"Gun Nation - Amerikas tödlicher Waffenwahn": ZDF-Doku zeigt besorgniserregende Zustände in den USA
Immer mehr Menschen in den Vereinigten Staaten bewaffnen sich - obwohl sich das Ausmaß an Waffengewalt ohnehin bereits auf einem Rekordhoch befindet. Wie viele Todesopfer kann das Land noch verkraften?
"Da eine gut ausgebildete Miliz für die Sicherheit eines freien Staates erforderlich ist, darf das Recht des Volkes, Waffen zu besitzen und zu tragen, nicht beeinträchtigt werden": Jene - zugegebenermaßen etwas sperrigen - 27 Worte (im englischsprachigen Original: "A well regulated Militia, being necessary to the security of a free State, the right of the people to keep and bear Arms, shall not be infringed"), die im zweiten Zusatzartikel zur Verfassung der Vereinigten Staaten stehen, sind von großer Bedeutung. Bis heute berufen sich US-amerikanische Waffenbefürworter auf den 231 Jahre alten Verfassungszusatz, um gegen schärfere Gesetze zu argumentieren.

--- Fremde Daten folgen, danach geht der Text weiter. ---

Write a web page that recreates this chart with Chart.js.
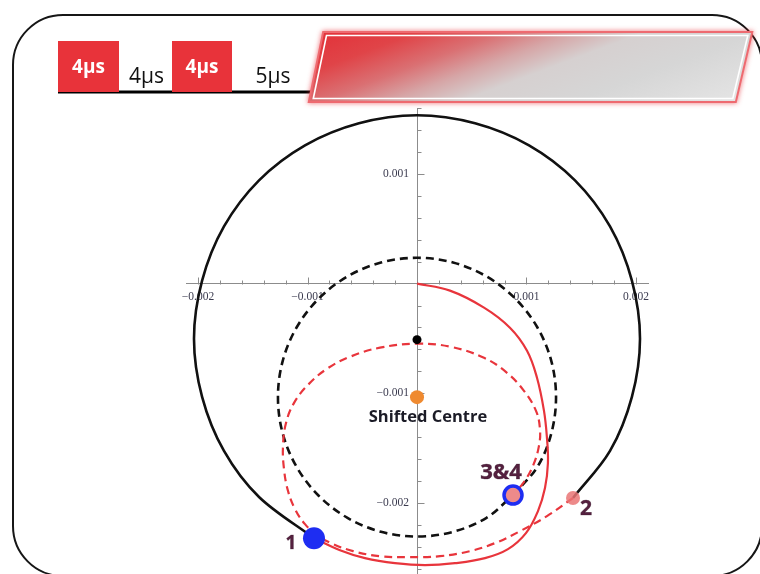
<!DOCTYPE html>
<html>
<head>
<meta charset="utf-8">
<script src="https://cdn.jsdelivr.net/npm/chart.js@4.4.1/dist/chart.umd.min.js"></script>
<style>
  html, body { margin: 0; padding: 0; background: #fff; }
  #wrap { width: 760px; height: 574px; position: relative; overflow: hidden; }
</style>
</head>
<body>
<div id="wrap"><canvas id="phase" width="760" height="588"></canvas></div>
<script>
// all coordinates in units of 1e-3 (tick labels show the real value)
const xMajorTicks = [-2, -1, 1, 2];
const yMajorTicks = [1, -1, -2];
const minorStep = 0.2;

// pulse sequence along the top
const pulseLabels = ['4μs', '4μs', '4μs', '5μs'];
const pulseOn = [true, false, true, false];

// free evolution round the unshifted centre (1 -> 2)
const outerArc = [
  [-0.941, -2.320], [-1.443, -1.945], [-1.763, -1.525], [-1.963, -1.032],
  [-2.037, -0.502], [-1.963, 0.027], [-1.763, 0.521], [-1.443, 0.941],
  [-1.023, 1.260], [-0.530, 1.461], [0, 1.534], [0.530, 1.461],
  [1.023, 1.260], [1.443, 0.941], [1.763, 0.521], [1.963, 0.027],
  [2.037, -0.502], [1.963, -1.032], [1.763, -1.525], [1.425, -1.954]
];

// free evolution round the shifted centre (3 -> 4)
const innerCircle = [
  [0.877, -1.927], [1.100, -1.670], [1.227, -1.364], [1.270, -1.035],
  [1.227, -0.706], [1.100, -0.400], [0.898, -0.137], [0.635, 0.065],
  [0.329, 0.192], [0, 0.235], [-0.329, 0.192], [-0.635, 0.065],
  [-0.898, -0.137], [-1.100, -0.400], [-1.227, -0.706], [-1.270, -1.035],
  [-1.227, -1.364], [-1.100, -1.670], [-0.898, -1.933], [-0.635, -2.135],
  [-0.329, -2.262], [0, -2.305], [0.329, -2.262], [0.635, -2.135],
  [0.877, -1.927]
];

// first pulse: origin -> 1
const firstPulse = [
  [0, 0], [0.301, -0.064], [0.612, -0.219], [0.849, -0.402], [1.005, -0.612],
  [1.096, -0.858], [1.160, -1.160], [1.187, -1.406], [1.196, -1.635],
  [1.169, -1.863], [1.105, -2.073], [0.995, -2.274], [0.831, -2.420],
  [0.621, -2.502], [0.347, -2.548], [0.073, -2.566], [-0.201, -2.548],
  [-0.475, -2.502], [-0.703, -2.429], [-0.941, -2.320]
];

// second pulse: 2 -> 3
const secondPulse = [
  [1.425, -1.954], [1.187, -2.119], [0.941, -2.256], [0.712, -2.365],
  [0.484, -2.438], [0.210, -2.484], [-0.064, -2.493], [-0.338, -2.484],
  [-0.584, -2.438], [-0.785, -2.365], [-0.913, -2.292], [-1.023, -2.192],
  [-1.114, -2.055], [-1.178, -1.890], [-1.215, -1.689], [-1.224, -1.479],
  [-1.196, -1.269], [-1.123, -1.087], [-0.995, -0.922], [-0.822, -0.776],
  [-0.612, -0.667], [-0.338, -0.584], [0, -0.548], [0.301, -0.575],
  [0.612, -0.676], [0.822, -0.813], [0.977, -0.977], [1.087, -1.160],
  [1.123, -1.324], [1.114, -1.479], [1.059, -1.662], [0.977, -1.808],
  [0.877, -1.927]
];

const point1 = [-0.941, -2.320];
const point2 = [1.425, -1.954];
const point34 = [0.877, -1.927];
const centre = [0, -0.511];
const shiftedCentre = [0, -1.035];
const pointLabels = ['3&4', '1', '2'];

const RED = '#e8353c';
const BLUE = '#1e2df2';

function toXY(list) {
  return list.map(p => ({x: p[0], y: p[1]}));
}

function isMajor(v, majors) {
  return majors.some(m => Math.abs(m - v) < 1e-6);
}

function tickValues(from, to) {
  let out = [];
  let n = Math.round((to - from) / minorStep);
  for (let i = 0; i <= n; i++) {
    let v = Math.round((from + i * minorStep) * 10) / 10;
    if (v !== 0) out.push({value: v});
  }
  return out;
}

function tickText(v, majors) {
  if (!isMajor(v, majors)) return '';
  return (v / 1000).toFixed(3).replace('-', '\u2212');
}

function zeroPad(scale) {
  scale.paddingTop = 0;
  scale.paddingBottom = 0;
  scale.paddingLeft = 0;
  scale.paddingRight = 0;
}

function curve(data, color, width, dash, tension) {
  return {
    data: toXY(data),
    showLine: true,
    borderColor: color,
    borderWidth: width,
    borderDash: dash,
    pointRadius: 0,
    tension: tension,
    fill: false
  };
}

function marker(p, fill, radius, border, borderWidth) {
  return {
    data: toXY([p]),
    showLine: false,
    pointRadius: radius,
    pointBackgroundColor: fill,
    pointBorderColor: border || fill,
    pointBorderWidth: borderWidth || 0
  };
}

function roundedRect(ctx, x, y, w, h, r) {
  ctx.beginPath();
  ctx.moveTo(x + r, y);
  ctx.arcTo(x + w, y, x + w, y + h, r);
  ctx.arcTo(x + w, y + h, x, y + h, r);
  ctx.arcTo(x, y + h, x, y, r);
  ctx.arcTo(x, y, x + w, y, r);
  ctx.closePath();
}

function poly(ctx, pts) {
  ctx.beginPath();
  pts.forEach((p, i) => i ? ctx.lineTo(p[0], p[1]) : ctx.moveTo(p[0], p[1]));
  ctx.closePath();
}

// frame, pulse sequence and banner
const slideDecor = {
  id: 'slideDecor',
  beforeDraw(chart) {
    const ctx = chart.ctx;
    ctx.save();
    ctx.fillStyle = '#fff';
    ctx.fillRect(0, 0, chart.width, chart.height);

    roundedRect(ctx, 13, 15, 749, 561, 50);
    ctx.lineWidth = 2;
    ctx.strokeStyle = '#161616';
    ctx.stroke();

    // pulse sequence
    ctx.lineWidth = 3;
    ctx.strokeStyle = '#000';
    ctx.beginPath();
    ctx.moveTo(58, 92);
    ctx.lineTo(318, 92);
    ctx.stroke();

    const boxes = [[58, 61], [119, 53], [172, 60], [232, 80]];
    ctx.textAlign = 'center';
    ctx.textBaseline = 'middle';
    pulseLabels.forEach((lab, i) => {
      let [bx, bw] = boxes[i];
      if (pulseOn[i]) {
        ctx.fillStyle = '#e8333a';
        ctx.fillRect(bx, 41, bw, 51);
        ctx.fillStyle = '#fff';
        ctx.font = 'bold 19px "Open Sans"';
        ctx.fillText(lab, bx + bw / 2, 68);
      } else {
        ctx.fillStyle = '#111';
        ctx.font = '21px "Open Sans"';
        ctx.fillText(lab, bx + bw / 2 + 1, 77);
      }
    });

    // banner
    const outer = [[324, 33], [751, 33], [735, 101], [310, 101]];
    const inner = [[326.5, 35.5], [747.8, 35.5], [732.8, 98.5], [313.3, 98.5]];
    ctx.save();
    poly(ctx, outer);
    ctx.shadowColor = 'rgba(230, 40, 50, 0.7)';
    ctx.shadowBlur = 5;
    ctx.lineWidth = 4;
    ctx.strokeStyle = '#ee6a70';
    ctx.stroke();
    ctx.restore();
    const g = ctx.createLinearGradient(330, 33, 418, 267);
    g.addColorStop(0, '#e2343b');
    g.addColorStop(0.12, '#e04448');
    g.addColorStop(0.24, '#da7073');
    g.addColorStop(0.34, '#d6a6a7');
    g.addColorStop(0.44, '#d6d0d0');
    g.addColorStop(0.6, '#d6d6d6');
    g.addColorStop(1, '#efefef');
    poly(ctx, outer);
    ctx.fillStyle = g;
    ctx.fill();
    poly(ctx, inner);
    ctx.lineWidth = 1.6;
    ctx.strokeStyle = '#fff';
    ctx.stroke();
    ctx.restore();
  }
};

// Mathematica style tick marks: major longer, x ticks up, y ticks right
const tickMarks = {
  id: 'tickMarks',
  beforeDatasetsDraw(chart) {
    const {ctx, scales: {x, y}} = chart;
    const x0 = Math.round(x.getPixelForValue(0)) + 0.5;
    const y0 = Math.round(y.getPixelForValue(0)) + 0.5;
    ctx.save();
    ctx.strokeStyle = '#8c8c8c';
    ctx.lineWidth = 1;
    ctx.beginPath();
    x.ticks.forEach(t => {
      let px = Math.round(x.getPixelForValue(t.value)) + 0.5;
      let len = isMajor(t.value, xMajorTicks) ? 7 : 4;
      ctx.moveTo(px, y0);
      ctx.lineTo(px, y0 - len);
    });
    y.ticks.forEach(t => {
      let py = Math.round(y.getPixelForValue(t.value)) + 0.5;
      let len = isMajor(t.value, yMajorTicks) ? 7 : 4;
      ctx.moveTo(x0, py);
      ctx.lineTo(x0 + len, py);
    });
    ctx.stroke();
    ctx.restore();
  }
};

// point names and the shifted centre caption
const pointText = {
  id: 'pointText',
  afterDatasetsDraw(chart) {
    const ctx = chart.ctx;
    const at = i => chart.getDatasetMeta(i).data[0];
    ctx.save();
    ctx.textAlign = 'center';
    ctx.textBaseline = 'middle';
    ctx.fillStyle = '#55203f';
    ctx.strokeStyle = 'rgba(40, 10, 30, 0.5)';
    ctx.lineWidth = 0.6;
    const spots = [[0, -12, -22, 22], [1, -23, 5, 19], [2, 13, 11, 21]];
    spots.forEach(([i, dx, dy, size]) => {
      let p = at(i);
      ctx.font = 'bold ' + size + 'px "Open Sans"';
      ctx.fillText(pointLabels[i], p.x + dx, p.y + dy);
      ctx.strokeText(pointLabels[i], p.x + dx, p.y + dy);
    });
    let c = at(4);
    ctx.fillStyle = '#1b1b26';
    ctx.font = 'bold 16.5px "Open Sans"';
    ctx.fillText('Shifted Centre', c.x + 11, c.y + 20);
    ctx.restore();
  }
};

new Chart(document.getElementById('phase'), {
  type: 'scatter',
  data: {
    datasets: [
      marker(point34, '#ee8a8a', 9, BLUE, 3.5),
      marker(point1, BLUE, 11),
      marker(point2, 'rgba(234, 118, 118, 0.85)', 7),
      marker(centre, '#000', 4.5),
      marker(shiftedCentre, '#ef8a30', 7),
      curve(firstPulse, RED, 2.2, [], 0.4),
      curve(secondPulse, RED, 2.2, [8, 5], 0.4),
      curve(outerArc, '#111', 2.6, [], 0.34),
      curve(innerCircle, '#111', 2.6, [8, 5], 0.34)
    ]
  },
  options: {
    responsive: false,
    animation: false,
    events: [],
    layout: {padding: {left: 186, right: 112, top: 108, bottom: 0}},
    plugins: {legend: {display: false}, tooltip: {enabled: false}},
    scales: {
      x: {
        type: 'linear',
        min: -2.11,
        max: 2.11,
        position: {y: 0},
        afterBuildTicks: axis => { axis.ticks = tickValues(-2, 2); },
        afterFit: zeroPad,
        grid: {drawOnChartArea: false, drawTicks: false},
        border: {color: '#8c8c8c', width: 1},
        ticks: {
          autoSkip: false,
          maxRotation: 0,
          padding: 6,
          color: '#3a3a4e',
          font: {family: '"Liberation Serif"', size: 11.5},
          callback: v => tickText(v, xMajorTicks)
        }
      },
      y: {
        type: 'linear',
        min: -2.66,
        max: 1.6,
        position: {x: 0},
        afterBuildTicks: axis => { axis.ticks = tickValues(-2.6, 1.6); },
        afterFit: zeroPad,
        grid: {drawOnChartArea: false, drawTicks: false},
        border: {color: '#8c8c8c', width: 1},
        ticks: {
          autoSkip: false,
          padding: 7,
          color: '#3a3a4e',
          font: {family: '"Liberation Serif"', size: 11.5},
          // the label sits flush on a centred axis, so pad with spaces
          callback: v => { let s = tickText(v, yMajorTicks); return s ? s + '\u2002\u2009' : ''; }
        }
      }
    }
  },
  plugins: [slideDecor, tickMarks, pointText]
});
</script>
</body>
</html>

Einer dieser sogenannten "Pro-Gun Advocates" ist Ken Campbell. Auch er hält nichts von davon, privaten Waffenbesitz stärker zu regulieren. In der Dokumentation "Gun Nation - Amerikas tödlicher Waffenwahn" (zu sehen am Sonntag, 15. Januar, 20.15 Uhr, bei ZDFinfo, sowie bereits vorab in der ZDF Mediathek) beteuert der ehemalige Sheriff: "Das Recht, eine Waffe zu besitzen, wurde mir nicht von der Regierung erteilt, sondern von Gott." Ihm sei suspekt, dass Waffengegner neue Gesetze fordern. Denn Mord, so erklärt Campbell, sei "ohnehin schon illegal. Sollen wir Mord doppelt bestrafen?" Dass es in den USA mehr Tote durch Schusswaffen als in anderen Ländern gebe, glaube er nicht.
Als Geschäftsführer der "Gunsite Academy" in Arizona ist Campbell davon überzeugt, dass die Menschen in den USA nicht weniger, sondern mehr Waffen brauchen. Private Schießschulen wie Campbells Akademie sind in den Vereinigten Staaten keine Seltenheit. Hier, so heißt es im Film, trainieren "nicht nur Scharfschützen, sondern auch ganz normale Bürger". Ein fünftägiger Kurs in der "Gunsite Academy" kostet rund 2.000 Dollar; auf dem Lehrprogramm steht unter anderem, wie man einen Menschen mit nur einem einzigen Schuss tötet.
Reise durch ein gespaltenes Land
Klar ist: Der Wunsch nach ziviler Selbstverteidigung verschwindet nicht, er wird immer größer - zumindest in den Vereinigten Staaten. Noch nie kauften die Bürgerinnen und Bürger dort so viel Waffen wie in den vergangenen Jahren. Auch die Kehrseite dieses vermeintlichen Selbstschutzes beleuchtet die französisch-amerikanische Regisseurin Sabrina Tassel in ihrer Dokumentation: Die Filmemacherin trifft auf Menschen wie Brandon Wolf, der den tödlichen Anschlag auf einen Nachtclub in Orlando im Jahr 2016 überlebte.
Heute ist Wolf als Aktivist tätig und setzt sich dafür ein, dass weitere Attentate verhindert werden. "Schießereien passieren so oft, dass die Gesellschaft kaum noch hinsieht", berichtet er. "Kinder in den USA müssen üben, wie man mit einem Schulrucksack klaffende Wunden abbindet." Tatsächlich steigt in den USA jährlich die Zahl der Todesopfer durch Waffengewalt. 2020 wurden im Schnitt mehr als 50 Menschen pro Tag erschossen. Auch Wolf hat beim Massaker im "Pulse"-Club Freunde verloren. Er zählt zu den zahlreichen Hinterbliebenen, die sich nach dem Mord an ihren Angehörigen zu Selbsthilfegruppen und NGOs zusammengeschlossen haben und härtere Gesetze fordern.
Rufe nach mehr Prävention auf der einen, private Aufrüstung auf der anderen Seite: Die Dokumentation zeigt eindrücklich, wie sich zwischen Waffenbefürwortern und -gegnern ein immer größer werdender Riss durch Amerika zieht.